Debate sobre contratações públicas
O caso se soma a outros questionamentos semelhantes envolvendo cidades pequenas e shows de música sertaneja. Neste mês, o Tribunal de Justiça de Mato Grosso já barrou a Festa do Peão em Peixoto de Azevedo, orçada em R$ 2,2 milhões, com shows de Zezé Di Camargo e Naiara Azevedo, por incompatibilidade entre os gastos e o déficit orçamentário municipal.
Atuação do MP começou após “efeito tororó” de Anitta
A atuação do Ministério Público sobre contratos de shows sertanejos ganhou força após um episódio envolvendo Zé Neto, da dupla com Cristiano, em 2022. Durante apresentação, o cantor fez críticas à cantora Anitta, afirmando que “não precisa fazer tatuagem no ‘toba’ para mostrar se está bem ou não” e reforçou uma narrativa de extrema direita contra a chamada “mamata da Lei Rouanet”. “Nós somos artistas que não dependemos de Lei Rouanet. Nosso cachê quem paga é o povo. […] A gente não precisa fazer tatuagem no ‘toba’ para mostrar se a gente está bem ou não. A gente simplesmente vem aqui e canta, e o Brasil inteiro canta com a gente”, disse o sertanejo.
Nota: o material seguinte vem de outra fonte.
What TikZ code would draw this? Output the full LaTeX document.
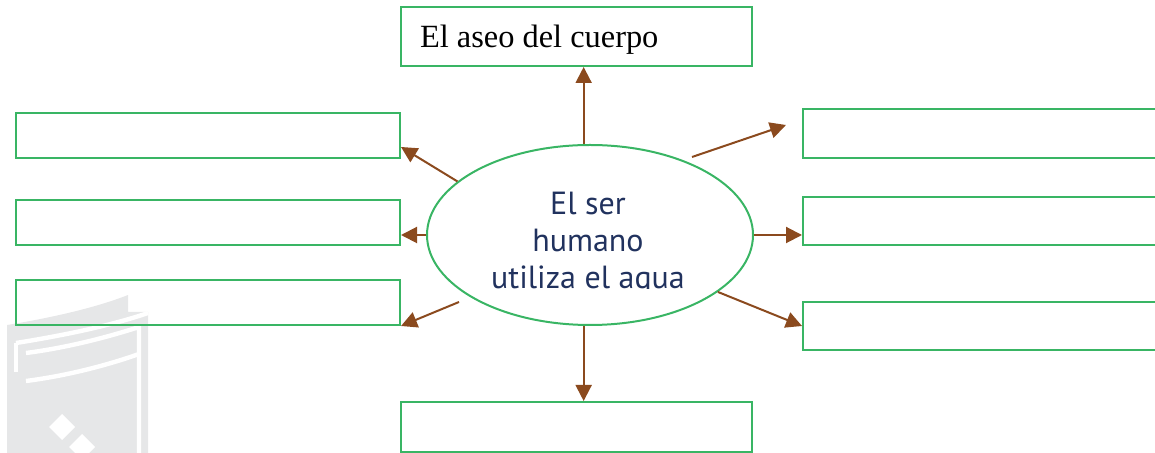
\documentclass[tikz,border=0pt]{standalone}
\usepackage{fontspec}
\setmainfont{Liberation Serif}
\newfontfamily\hubfont{PT Sans}
\usepackage{tikz}
\usetikzlibrary{positioning,calc,arrows.meta,shapes.geometric}

\definecolor{boxgreen}{RGB}{57,181,100}
\definecolor{arrbrown}{RGB}{139,74,30}
\definecolor{hubblue}{RGB}{33,50,94}
\definecolor{wmgrey}{RGB}{230,231,232}

\begin{document}
\begin{tikzpicture}[x=0.5pt, y=-0.5pt,
  box/.style={draw=boxgreen, line width=1pt, inner sep=0pt},
  wide/.style={box, minimum width=192pt, minimum height=22.5pt},
  arr/.style={-{Triangle[width=8pt,length=8pt]}, draw=arrbrown, fill=arrbrown, line width=1pt},
  wmline/.style={draw=white, line width=2.2pt}]
  \useasboundingbox (0,0) rectangle (1155,453);

  % faint mark in the corner
  \fill[wmgrey] (7,453) -- (7,325) .. controls (50,318) and (95,308) .. (128,295)
    -- (128,312) -- (148,312) -- (148,453) -- cycle;
  \draw[wmline] (16,343) .. controls (60,336) and (110,326) .. (148,313);
  \draw[wmline] (26,353) .. controls (65,348) and (105,338) .. (139,327) -- (139,453);
  \draw[wmline] (26,381) .. controls (65,376) and (105,366) .. (139,354);
  \draw[wmline] (16,343) -- (16,372);
  \fill[white] (62,414) -- (75,427) -- (62,440) -- (49,427) -- cycle;
  \fill[white] (82,434) -- (95,447) -- (82,460) -- (69,447) -- cycle;

  % centre
  \node[ellipse, draw=boxgreen, line width=1pt, inner sep=0pt,
        minimum width=163pt, minimum height=90pt] (hub) at (590,235) {};
  \begin{scope}
    \clip (400,150) rectangle (780,288.5);
    \node[font=\hubfont\fontsize{16}{18.5}\selectfont, text=hubblue, align=center]
      (hubtext) at (588,244) {El ser\\humano\\utiliza el agua};
  \end{scope}

  % boxes
  \node[box, minimum width=175.5pt, minimum height=29.5pt, text width=156.5pt,
        inner xsep=9.5pt, align=flush left, text depth=0.5pt,
        font=\fontsize{16.2}{18}\selectfont]
    (aseo) at (576.5,36.5) {El aseo del cuerpo};
  \node[wide] (lup) at (208,135.5) {};
  \node[wide] (lmid) at (208,222.5) {};
  \node[wide] (llow) at (208,302.5) {};
  \node[box, minimum width=180pt, minimum height=24.5pt] (rup) at (983,133.5) {};
  \node[box, minimum width=180pt, minimum height=24pt] (rmid) at (983,221) {};
  \node[box, minimum width=180pt, minimum height=24pt] (rlow) at (983,326) {};
  \node[box, minimum width=175.5pt, minimum height=25pt] (bot) at (576.5,427) {};

  % arrows
  \coordinate (urA) at (692,157);
  \coordinate (urB) at (786,125);
  \coordinate (llA) at (459,302);
  \draw[arr] (hub.94) -- (hub.94 |- aseo.south);
  \draw[arr] (hub.-94) -- (hub.-94 |- bot.north);
  \draw[arr] (hub.east) -- (hub.east -| rmid.west);
  \draw[arr] (hub.west) -- (hub.west -| lmid.east);
  \draw[arr] (hub.158) -- ([yshift=6pt]lup.south east);
  \draw[arr] (hub.-24) -- (rlow.west);
  \draw[arr] (urA) -- (urB);
  \draw[arr] (llA) -- (llow.south east);
\end{tikzpicture}
\end{document}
A cantora respondeu com humor à referência ao local da tatuagem — que apelidou de “tororó” —, mas rebateu o uso da Lei Rouanet com a exposição de práticas de superfaturamento em cachês pagos por prefeituras. Segundo ela, a produtora de seus shows já havia recebido propostas para esse tipo de contrato, o que foi recusado.
A denúncia pública motivou procuradores de diversos Estados a examinar convênios e pagamentos considerados incompatíveis com a realidade orçamentária de municípios. O movimento ficou conhecido informalmente como “efeito tororó” e resultou em uma série de suspensões e investigações que permanecem em andamento até hoje.
Shows superfaturados vão de Gusttavo Lima a Leonardo
Um dos primeiros alvos foi Gusttavo Lima. Diversas apresentações do cantor foram canceladas por decisões judiciais ou recuos das prefeituras, depois que investigações questionaram cachês que ultrapassavam R$ 1 milhão em cidades com menos de 10 mil habitantes.
No ano passado, reportagem do ICL Notícias revelou que shows de Gusttavo Lima consumiam até 50% de orçamento de Cultura de pequenas cidades. Um dos casos mais graves aconteceu em Campo Alegre de Lourdes, cidade do interior baiano, que contratou show do sertanejo por R$ 1,3 milhão enquanto estava em situação de emergência por conta da seca. Detalhe: o orçamento da cidade para a Cultura era três vezes menor que o cachê cobrado.
Em maio passado, o Tribunal de Justiça do Mato Grosso também anulou um contrato de R$ 750 mil entre a prefeitura de Gaúcha do Norte, cidade de pouco mais de 8 mil habitantes, e a empresa Talismã Music para um show de Leonardo. Este caso chamou atenção porque o show chegou a acontecer logo em seguida, mediante liminar, o que fez a Justiça determinar a devolução de R$ 300 mil para os cofres públicos pela empresa da qual o sertanejo é sócio. O prefeito também é alvo da ação. Ainda cabe recurso.
Shows de César Menotti e Fabiano, Israel e Rodolffo, Bruno e Marrone e Gian e Giovani também motivação ação do MP. A lista inclui ainda investigação do evento em Sorriso, onde Zé Neto detonou a polêmica com seu discurso contra Anitta e Rouanet, ganhando cachê de R$ 400 mil.
Projeto de Lei busca regularizar a gastança
Para enfrentar a recorrência dessas disputas, o senador Alessandro Vieira apresentou o PL 3364/2025, que propõe regulamentar o uso de recursos públicos em shows e eventos culturais. O texto prevê maior transparência nos contratos, destinação de pelo menos metade do orçamento a artistas locais ou regionais, além da divulgação prévia das justificativas e valores pagos, com possibilidade de consulta pública.
O espaço segue aberto para posicionamentos da Prefeitura de Sapezal, da defesa de Ana Castela, do Ministério Público do Mato Grosso e outras partes citadas que queiram responder, refutar ou acrescentar detalhes em relação ao que foi noticiado.